§ What you need to do
Each line from the line with "Emit a LaTeX" to the line with "(0,0) rectangle (775,1413);", inclusive, is to be repeated exactly; no other line and no picture belongs in the copy.

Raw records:

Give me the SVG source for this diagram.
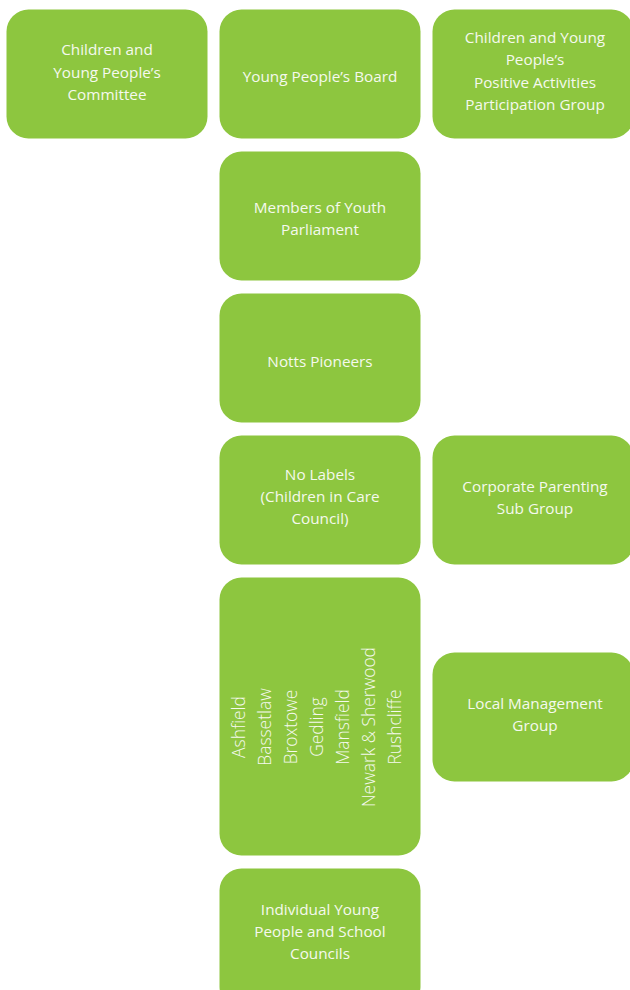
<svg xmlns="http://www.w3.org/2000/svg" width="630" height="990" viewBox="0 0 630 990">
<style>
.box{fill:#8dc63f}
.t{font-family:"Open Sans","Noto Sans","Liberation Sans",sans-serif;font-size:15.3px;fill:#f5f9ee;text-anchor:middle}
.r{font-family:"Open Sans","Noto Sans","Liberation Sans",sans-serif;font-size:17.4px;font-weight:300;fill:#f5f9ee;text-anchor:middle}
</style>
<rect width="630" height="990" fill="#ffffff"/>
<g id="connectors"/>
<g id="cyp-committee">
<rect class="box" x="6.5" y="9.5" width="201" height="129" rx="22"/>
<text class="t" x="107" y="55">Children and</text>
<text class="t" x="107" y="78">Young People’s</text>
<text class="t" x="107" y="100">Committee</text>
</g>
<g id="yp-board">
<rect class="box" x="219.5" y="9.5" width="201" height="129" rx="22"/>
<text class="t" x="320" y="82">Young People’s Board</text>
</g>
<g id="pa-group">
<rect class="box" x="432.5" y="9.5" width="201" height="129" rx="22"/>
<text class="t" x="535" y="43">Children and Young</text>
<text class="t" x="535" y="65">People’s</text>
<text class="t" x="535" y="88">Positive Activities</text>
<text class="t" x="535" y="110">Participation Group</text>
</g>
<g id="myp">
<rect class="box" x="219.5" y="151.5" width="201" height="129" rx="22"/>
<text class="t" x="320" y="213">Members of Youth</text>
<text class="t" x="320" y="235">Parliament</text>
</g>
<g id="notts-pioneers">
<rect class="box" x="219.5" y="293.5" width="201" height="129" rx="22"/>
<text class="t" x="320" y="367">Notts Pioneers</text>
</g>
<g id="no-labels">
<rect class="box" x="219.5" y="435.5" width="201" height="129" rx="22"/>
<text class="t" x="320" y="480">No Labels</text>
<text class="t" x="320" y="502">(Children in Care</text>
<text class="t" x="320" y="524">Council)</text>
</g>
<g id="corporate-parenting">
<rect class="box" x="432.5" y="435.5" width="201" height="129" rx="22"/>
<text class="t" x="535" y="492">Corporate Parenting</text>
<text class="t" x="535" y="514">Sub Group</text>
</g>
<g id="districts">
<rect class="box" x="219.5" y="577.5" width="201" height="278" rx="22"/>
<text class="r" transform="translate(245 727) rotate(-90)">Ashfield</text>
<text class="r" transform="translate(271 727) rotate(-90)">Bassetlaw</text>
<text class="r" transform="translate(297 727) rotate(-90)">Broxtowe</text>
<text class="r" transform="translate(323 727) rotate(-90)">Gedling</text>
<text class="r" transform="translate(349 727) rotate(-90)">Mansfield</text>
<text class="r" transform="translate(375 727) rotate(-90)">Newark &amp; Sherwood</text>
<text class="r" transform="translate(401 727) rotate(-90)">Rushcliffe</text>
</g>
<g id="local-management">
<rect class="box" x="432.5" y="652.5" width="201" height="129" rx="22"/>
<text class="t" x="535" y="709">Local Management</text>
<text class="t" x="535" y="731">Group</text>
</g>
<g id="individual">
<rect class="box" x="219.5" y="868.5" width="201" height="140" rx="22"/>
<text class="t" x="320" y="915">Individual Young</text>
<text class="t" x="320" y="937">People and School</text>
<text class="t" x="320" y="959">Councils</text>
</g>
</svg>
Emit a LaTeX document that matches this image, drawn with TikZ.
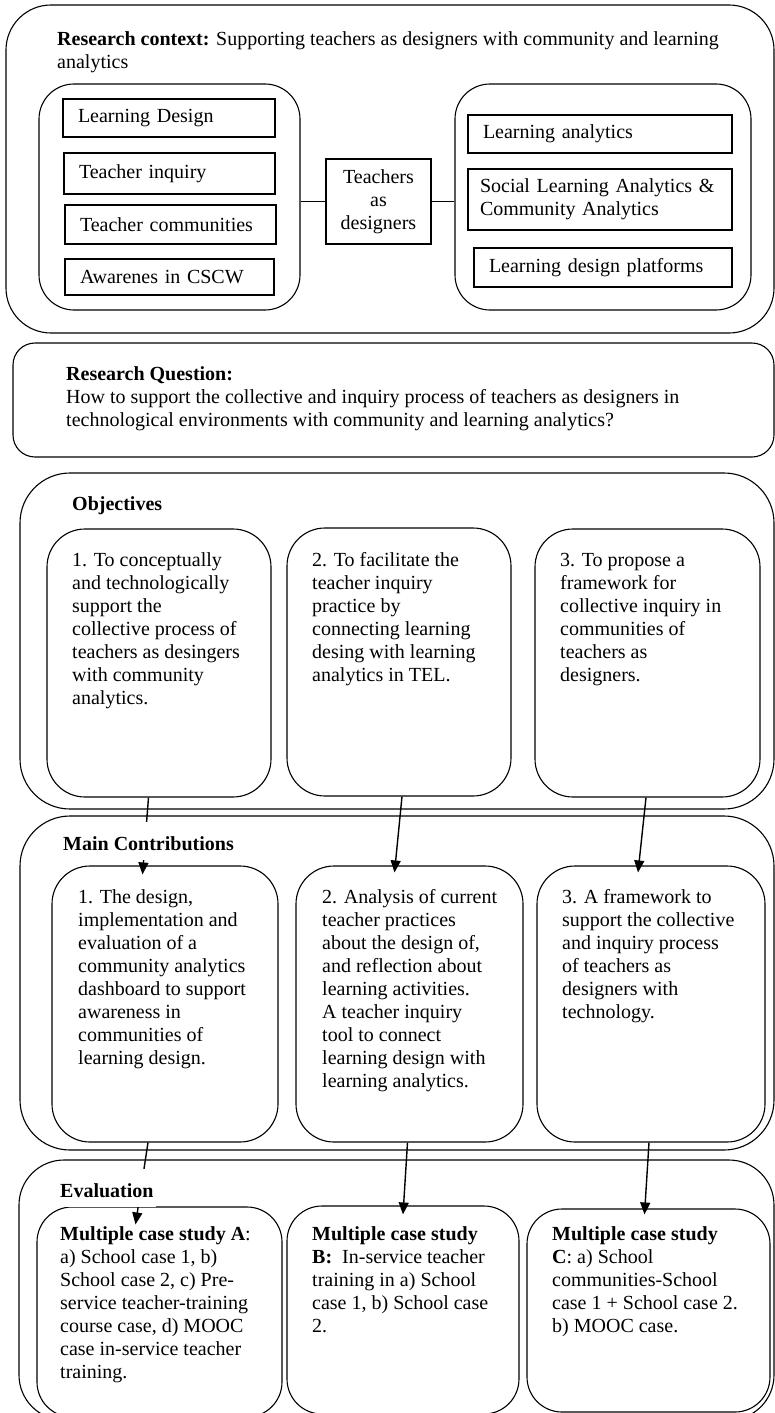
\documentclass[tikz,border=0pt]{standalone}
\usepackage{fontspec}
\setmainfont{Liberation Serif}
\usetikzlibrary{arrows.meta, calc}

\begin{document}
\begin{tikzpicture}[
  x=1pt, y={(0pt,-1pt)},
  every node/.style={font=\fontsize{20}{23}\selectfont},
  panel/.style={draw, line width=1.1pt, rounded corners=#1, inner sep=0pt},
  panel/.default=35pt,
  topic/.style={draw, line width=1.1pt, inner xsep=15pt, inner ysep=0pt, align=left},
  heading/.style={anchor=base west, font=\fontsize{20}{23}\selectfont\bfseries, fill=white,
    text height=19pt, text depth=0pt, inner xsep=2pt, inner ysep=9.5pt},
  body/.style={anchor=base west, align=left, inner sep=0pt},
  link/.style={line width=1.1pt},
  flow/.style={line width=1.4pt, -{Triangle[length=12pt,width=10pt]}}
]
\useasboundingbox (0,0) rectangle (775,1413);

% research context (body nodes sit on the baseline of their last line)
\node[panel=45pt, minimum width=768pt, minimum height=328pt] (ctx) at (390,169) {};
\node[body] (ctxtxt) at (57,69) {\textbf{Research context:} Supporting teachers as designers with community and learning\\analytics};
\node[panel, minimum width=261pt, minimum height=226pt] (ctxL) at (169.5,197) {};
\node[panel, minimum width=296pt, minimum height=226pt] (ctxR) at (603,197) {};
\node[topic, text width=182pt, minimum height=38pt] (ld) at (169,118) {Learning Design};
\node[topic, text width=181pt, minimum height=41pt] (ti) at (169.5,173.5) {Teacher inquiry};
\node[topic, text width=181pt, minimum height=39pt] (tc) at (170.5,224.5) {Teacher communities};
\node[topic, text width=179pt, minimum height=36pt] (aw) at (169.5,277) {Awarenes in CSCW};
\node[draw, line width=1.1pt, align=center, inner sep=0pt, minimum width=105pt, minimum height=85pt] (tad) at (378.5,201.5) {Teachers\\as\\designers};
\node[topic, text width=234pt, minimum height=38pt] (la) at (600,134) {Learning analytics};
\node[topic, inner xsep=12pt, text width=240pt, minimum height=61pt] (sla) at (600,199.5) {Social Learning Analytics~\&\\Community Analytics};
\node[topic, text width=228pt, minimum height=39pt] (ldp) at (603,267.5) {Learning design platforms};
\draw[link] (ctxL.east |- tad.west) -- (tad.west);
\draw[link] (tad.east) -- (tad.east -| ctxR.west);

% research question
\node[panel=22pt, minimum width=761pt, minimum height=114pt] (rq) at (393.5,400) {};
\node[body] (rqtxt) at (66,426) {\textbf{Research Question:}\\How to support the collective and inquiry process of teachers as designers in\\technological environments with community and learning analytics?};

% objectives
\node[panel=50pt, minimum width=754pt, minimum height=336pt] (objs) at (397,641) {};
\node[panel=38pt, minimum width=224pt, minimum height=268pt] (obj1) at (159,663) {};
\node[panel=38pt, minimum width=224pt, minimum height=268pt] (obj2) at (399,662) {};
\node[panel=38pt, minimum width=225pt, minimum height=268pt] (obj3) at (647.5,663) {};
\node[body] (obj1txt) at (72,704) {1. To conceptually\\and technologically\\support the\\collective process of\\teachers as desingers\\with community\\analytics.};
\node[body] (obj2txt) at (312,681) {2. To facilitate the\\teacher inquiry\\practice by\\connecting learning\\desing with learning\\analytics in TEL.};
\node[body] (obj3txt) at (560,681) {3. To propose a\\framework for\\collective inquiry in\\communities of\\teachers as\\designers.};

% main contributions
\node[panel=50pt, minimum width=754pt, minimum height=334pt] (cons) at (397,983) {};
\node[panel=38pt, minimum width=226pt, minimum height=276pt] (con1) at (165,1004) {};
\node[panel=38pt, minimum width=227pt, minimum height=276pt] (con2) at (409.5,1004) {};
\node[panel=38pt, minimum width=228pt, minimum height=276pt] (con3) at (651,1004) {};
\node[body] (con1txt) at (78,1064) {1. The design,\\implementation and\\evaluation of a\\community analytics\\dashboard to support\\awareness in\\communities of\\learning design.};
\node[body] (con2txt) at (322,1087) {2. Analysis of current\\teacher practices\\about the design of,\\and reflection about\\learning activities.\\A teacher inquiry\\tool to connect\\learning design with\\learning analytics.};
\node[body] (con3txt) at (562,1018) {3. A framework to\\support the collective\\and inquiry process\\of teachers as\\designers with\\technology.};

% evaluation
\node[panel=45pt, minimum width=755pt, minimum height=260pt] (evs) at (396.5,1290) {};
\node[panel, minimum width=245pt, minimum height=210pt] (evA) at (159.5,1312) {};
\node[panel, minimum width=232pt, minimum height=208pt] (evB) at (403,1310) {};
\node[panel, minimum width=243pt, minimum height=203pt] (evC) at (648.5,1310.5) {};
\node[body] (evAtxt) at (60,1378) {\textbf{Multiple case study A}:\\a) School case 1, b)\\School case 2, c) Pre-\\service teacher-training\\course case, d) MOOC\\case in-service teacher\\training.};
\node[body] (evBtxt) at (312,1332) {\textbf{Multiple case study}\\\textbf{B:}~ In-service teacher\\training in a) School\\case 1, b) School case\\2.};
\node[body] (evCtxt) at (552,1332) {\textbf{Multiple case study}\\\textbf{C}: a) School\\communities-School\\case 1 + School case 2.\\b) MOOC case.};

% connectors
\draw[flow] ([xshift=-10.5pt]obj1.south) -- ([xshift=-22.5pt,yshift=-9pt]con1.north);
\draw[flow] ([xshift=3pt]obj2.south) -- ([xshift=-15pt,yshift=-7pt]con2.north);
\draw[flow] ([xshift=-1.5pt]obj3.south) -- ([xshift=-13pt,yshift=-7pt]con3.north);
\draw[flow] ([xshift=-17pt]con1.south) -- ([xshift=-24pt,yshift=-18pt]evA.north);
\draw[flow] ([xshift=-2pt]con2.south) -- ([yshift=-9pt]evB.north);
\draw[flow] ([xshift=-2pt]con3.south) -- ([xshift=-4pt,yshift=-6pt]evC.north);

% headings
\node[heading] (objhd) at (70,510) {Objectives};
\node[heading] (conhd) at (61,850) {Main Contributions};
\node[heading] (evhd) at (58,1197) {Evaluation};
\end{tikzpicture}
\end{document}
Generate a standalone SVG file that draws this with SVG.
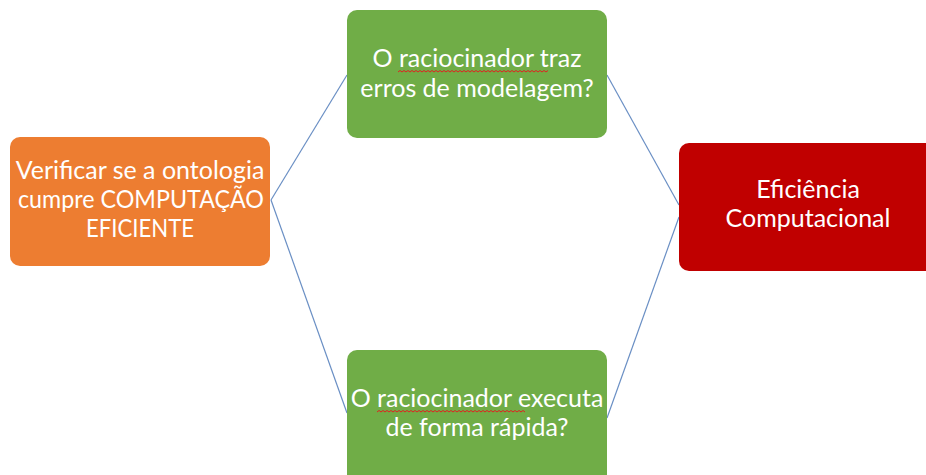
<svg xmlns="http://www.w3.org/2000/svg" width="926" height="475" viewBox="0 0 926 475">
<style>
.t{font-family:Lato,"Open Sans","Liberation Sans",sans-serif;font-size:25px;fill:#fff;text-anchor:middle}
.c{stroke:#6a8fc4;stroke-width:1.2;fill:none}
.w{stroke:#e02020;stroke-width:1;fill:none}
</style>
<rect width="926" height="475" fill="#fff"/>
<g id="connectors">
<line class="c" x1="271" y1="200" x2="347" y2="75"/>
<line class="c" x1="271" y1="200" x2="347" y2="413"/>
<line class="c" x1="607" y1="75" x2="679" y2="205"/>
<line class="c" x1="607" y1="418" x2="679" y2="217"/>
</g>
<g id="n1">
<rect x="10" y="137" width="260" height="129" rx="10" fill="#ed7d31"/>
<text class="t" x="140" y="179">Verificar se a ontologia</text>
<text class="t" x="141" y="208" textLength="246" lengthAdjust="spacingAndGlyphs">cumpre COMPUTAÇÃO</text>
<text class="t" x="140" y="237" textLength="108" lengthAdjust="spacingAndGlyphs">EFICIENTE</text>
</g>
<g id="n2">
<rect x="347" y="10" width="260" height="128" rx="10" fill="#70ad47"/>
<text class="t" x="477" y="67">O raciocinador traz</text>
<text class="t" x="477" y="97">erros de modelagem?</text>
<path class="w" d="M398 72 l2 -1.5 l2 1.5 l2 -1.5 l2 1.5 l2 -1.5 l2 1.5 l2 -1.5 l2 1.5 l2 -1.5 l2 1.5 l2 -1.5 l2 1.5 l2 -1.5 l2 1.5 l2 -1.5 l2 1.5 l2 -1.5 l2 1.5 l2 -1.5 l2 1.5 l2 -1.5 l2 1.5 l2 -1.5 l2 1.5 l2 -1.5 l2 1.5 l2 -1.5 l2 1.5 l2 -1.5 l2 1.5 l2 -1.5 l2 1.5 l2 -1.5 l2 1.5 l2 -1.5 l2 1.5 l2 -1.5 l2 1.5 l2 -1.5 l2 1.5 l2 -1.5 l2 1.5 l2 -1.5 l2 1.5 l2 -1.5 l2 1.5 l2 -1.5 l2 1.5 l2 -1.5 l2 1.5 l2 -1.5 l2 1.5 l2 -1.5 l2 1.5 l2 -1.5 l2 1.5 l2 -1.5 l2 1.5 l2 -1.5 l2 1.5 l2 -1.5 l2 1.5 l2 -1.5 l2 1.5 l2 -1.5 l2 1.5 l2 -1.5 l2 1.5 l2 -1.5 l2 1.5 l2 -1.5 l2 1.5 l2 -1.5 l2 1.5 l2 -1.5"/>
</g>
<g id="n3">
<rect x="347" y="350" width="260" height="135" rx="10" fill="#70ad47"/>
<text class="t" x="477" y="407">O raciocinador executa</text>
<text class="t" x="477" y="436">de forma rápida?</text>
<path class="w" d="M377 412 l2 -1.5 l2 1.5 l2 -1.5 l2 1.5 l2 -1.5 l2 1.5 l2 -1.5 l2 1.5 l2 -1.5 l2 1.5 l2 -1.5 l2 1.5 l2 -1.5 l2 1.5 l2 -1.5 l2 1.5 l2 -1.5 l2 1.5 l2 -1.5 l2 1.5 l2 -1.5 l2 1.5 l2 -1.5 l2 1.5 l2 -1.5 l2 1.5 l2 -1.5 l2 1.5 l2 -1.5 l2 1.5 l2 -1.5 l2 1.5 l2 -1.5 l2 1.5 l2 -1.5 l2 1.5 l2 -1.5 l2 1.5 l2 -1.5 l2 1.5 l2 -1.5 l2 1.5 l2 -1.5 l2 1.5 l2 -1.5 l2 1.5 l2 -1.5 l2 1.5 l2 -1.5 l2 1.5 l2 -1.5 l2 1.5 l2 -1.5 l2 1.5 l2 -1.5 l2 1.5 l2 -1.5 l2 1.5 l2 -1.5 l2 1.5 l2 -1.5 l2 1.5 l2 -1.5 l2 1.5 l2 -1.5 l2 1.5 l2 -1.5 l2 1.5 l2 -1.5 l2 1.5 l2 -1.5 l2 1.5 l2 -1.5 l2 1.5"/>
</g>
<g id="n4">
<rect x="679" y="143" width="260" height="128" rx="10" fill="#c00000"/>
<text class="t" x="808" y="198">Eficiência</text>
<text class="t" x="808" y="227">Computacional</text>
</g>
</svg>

§ Exercise result
Emit a LaTeX document that matches this image, drawn with TikZ.
\documentclass[tikz,border=0pt]{standalone}
\usepackage{fontspec}
\setmainfont{Liberation Serif}
\usetikzlibrary{arrows.meta, calc}

\begin{document}
\begin{tikzpicture}[
  x=1pt, y={(0pt,-1pt)},
  every node/.style={font=\fontsize{20}{23}\selectfont},
  panel/.style={draw, line width=1.1pt, rounded corners=#1, inner sep=0pt},
  panel/.default=35pt,
  topic/.style={draw, line width=1.1pt, inner xsep=15pt, inner ysep=0pt, align=left},
  heading/.style={anchor=base west, font=\fontsize{20}{23}\selectfont\bfseries, fill=white,
    text height=19pt, text depth=0pt, inner xsep=2pt, inner ysep=9.5pt},
  body/.style={anchor=base west, align=left, inner sep=0pt},
  link/.style={line width=1.1pt},
  flow/.style={line width=1.4pt, -{Triangle[length=12pt,width=10pt]}}
]
\useasboundingbox (0,0) rectangle (775,1413);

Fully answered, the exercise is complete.